The forces opposed are formidable and well-financed, including the Center for Union Facts, and other groups with misleading names like the Workforce Fairness Institute and the Coalition for a Democratic Workplace, which is a federation of 500 business groups. They have millions of dollars at their disposal and have launched media attack ads aimed at Congress, other businesses and the public to block the legislation.

They hope to maintain present employee-employer relationships that allow employers to require elections for union recognition. While this sounds reasonable, in practice it is heavily skewed in favor of management. Corporations can prevent union representatives from being at the workplace to talk to workers, can harass, intimidate or fire union sympathizers (some have even been murdered), can hold compulsory employee meetings where unions are falsely attacked, and can threaten to close the plant if a union is approved.

If workers do vote in a union, companies can refuse to recognize it and delay union representation for years through legal maneuvers. These practices were often ignored by the National Labor Relations Board (NLRB), staffed by corporate-friendly administrators in the Bush Administration. The NLRB, an agency designed to support unionization, became a powerful arm to attack and defeat the formation of unions.

A case in point is the history of the largest hog slaughterhouse in the nation, the Smithfield plant in Tar Heel, N.C., with about 5,000 workers. For 16 years efforts have been underway by the United Food and Commercial Workers union to gain recognition, including two elections that failed in 1994 and 1997. The company's violations of labor election laws were so blatant, including spying on and firing workers and beating union sympathizers on election day, that the NLRB was forced to bring charges against Smithfield.

It was not until 2006 that an appeals court upheld the charges and fined Smithfield $1.5 million for its violations. The union recognition election, however, was not held until last December. Its success marked a milestone in labor organization in the notoriously anti-union South and will inspire further union organizing efforts in Southern states.

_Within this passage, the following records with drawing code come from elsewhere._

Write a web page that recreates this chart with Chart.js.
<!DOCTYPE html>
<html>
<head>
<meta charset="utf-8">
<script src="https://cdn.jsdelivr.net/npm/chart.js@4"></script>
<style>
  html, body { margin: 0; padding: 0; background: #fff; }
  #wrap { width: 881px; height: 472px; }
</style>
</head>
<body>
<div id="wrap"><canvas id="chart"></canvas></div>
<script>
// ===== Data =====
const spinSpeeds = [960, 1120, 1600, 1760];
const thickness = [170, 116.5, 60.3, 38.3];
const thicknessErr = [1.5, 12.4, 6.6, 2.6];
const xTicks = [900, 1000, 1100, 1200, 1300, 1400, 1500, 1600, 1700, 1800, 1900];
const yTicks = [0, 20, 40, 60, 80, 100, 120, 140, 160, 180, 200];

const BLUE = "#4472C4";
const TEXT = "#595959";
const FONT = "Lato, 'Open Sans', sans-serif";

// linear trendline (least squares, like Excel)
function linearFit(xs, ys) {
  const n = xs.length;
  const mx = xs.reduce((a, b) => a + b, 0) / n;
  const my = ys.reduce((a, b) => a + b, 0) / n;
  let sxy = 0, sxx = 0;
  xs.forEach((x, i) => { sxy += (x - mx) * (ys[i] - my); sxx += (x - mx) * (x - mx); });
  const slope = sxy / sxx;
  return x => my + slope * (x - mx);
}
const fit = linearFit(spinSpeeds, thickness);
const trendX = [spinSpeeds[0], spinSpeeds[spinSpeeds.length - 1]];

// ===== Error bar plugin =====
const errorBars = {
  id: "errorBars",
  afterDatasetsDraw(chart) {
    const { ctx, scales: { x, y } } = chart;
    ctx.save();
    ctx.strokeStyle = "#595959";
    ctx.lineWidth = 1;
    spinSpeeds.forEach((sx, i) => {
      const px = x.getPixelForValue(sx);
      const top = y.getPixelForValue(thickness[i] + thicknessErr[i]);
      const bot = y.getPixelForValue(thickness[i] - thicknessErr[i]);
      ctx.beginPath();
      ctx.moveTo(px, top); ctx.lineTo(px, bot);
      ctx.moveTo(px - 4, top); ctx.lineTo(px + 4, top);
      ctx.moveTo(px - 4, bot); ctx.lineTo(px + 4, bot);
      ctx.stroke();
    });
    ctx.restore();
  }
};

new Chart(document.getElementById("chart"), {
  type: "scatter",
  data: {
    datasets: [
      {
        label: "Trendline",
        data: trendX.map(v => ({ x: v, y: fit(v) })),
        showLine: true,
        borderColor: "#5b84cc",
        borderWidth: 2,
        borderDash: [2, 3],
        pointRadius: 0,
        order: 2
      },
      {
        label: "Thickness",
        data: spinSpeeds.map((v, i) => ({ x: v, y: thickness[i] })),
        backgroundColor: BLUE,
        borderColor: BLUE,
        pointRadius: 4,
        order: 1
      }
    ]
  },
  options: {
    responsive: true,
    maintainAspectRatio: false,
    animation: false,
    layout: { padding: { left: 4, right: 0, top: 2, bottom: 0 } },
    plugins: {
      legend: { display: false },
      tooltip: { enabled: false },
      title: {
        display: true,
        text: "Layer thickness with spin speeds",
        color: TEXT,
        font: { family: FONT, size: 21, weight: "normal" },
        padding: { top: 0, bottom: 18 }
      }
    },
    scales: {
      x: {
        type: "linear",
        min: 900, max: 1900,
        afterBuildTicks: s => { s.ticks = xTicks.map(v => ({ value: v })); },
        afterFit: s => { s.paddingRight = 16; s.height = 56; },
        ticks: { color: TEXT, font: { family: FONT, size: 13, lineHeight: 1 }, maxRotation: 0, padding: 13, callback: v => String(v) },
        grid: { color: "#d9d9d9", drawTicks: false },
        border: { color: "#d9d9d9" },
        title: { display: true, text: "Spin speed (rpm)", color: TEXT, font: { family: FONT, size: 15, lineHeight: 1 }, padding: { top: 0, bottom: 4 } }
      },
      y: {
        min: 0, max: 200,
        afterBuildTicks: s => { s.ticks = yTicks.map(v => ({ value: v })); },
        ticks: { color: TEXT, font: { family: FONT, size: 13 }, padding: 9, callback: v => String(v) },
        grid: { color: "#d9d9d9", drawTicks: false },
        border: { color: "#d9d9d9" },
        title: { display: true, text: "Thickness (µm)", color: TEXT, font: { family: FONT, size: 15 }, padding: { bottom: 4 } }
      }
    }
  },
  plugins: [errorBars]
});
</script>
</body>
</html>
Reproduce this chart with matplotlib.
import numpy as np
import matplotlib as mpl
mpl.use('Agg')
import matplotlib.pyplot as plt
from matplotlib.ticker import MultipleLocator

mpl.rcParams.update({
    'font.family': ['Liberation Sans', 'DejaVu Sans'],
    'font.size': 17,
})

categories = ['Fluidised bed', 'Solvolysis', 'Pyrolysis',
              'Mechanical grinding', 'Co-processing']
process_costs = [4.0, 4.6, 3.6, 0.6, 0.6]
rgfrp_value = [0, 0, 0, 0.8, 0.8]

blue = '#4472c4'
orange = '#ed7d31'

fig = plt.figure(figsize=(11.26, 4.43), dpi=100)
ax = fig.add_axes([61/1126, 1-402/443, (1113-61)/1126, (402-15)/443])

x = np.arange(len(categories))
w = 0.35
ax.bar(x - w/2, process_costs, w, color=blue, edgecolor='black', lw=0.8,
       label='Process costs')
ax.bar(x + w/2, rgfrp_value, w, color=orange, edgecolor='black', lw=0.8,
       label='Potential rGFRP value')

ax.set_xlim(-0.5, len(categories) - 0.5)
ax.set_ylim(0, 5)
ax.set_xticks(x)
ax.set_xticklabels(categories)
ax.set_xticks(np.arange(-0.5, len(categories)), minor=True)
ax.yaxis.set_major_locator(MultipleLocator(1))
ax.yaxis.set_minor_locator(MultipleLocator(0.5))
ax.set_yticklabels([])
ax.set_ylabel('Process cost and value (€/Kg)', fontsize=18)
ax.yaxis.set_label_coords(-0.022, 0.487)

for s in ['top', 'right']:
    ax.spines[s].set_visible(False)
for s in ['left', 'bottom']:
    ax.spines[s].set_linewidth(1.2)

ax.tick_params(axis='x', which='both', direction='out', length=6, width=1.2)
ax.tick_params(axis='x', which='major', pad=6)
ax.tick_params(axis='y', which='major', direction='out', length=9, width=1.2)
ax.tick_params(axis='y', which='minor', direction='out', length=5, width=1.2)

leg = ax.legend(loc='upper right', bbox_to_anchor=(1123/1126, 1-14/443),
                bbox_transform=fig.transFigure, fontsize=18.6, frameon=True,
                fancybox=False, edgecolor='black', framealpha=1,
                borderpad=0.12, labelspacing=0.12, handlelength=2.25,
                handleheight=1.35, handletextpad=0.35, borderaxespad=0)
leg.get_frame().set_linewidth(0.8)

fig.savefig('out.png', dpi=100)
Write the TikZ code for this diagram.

This success might not have been possible without heavy constraints imposed on the company because of past violations. Union organizers were free to talk to workers in the plant and a monitor could check every piece of campaign literature to guard against false claims. A coalition of the union, Jobs for Justice, and community groups launched a campaign that included boycotts of Smithfield products, demonstrations at shareholders' meetings and daily leafleting at the plant.

WORKERS GAIN CONFIDENCE

Many Latino workers were no longer in the plant. They had undoubtedly been intimidated by company threats to expose those illegally in the U.S. -- especially if they supported the union -- or had left in fear because of increasing immigrant raids by the government. Obama's win in North Carolina gave the workers, two-thirds of whom are Black, the conviction that they could change their exploitative conditions at Smithfield.

Card check organizing did not play a role in the Smithfield union victory. Data from the Canadian provinces of Saskatchewan and Quebec, where they do have card check approval, indicates that the success rate is limited, since employers there have learned union-blocking tactics from U.S. employers who have permitted card check organizing.

The limited experience in the U.S. discloses that the union organizing success rate with card check is 70%, compared with 55-60% with NLRB elections. If the card check legislation is approved by Congress, corporate lawyers will be working overtime to find loopholes to block or delay unionization of workers.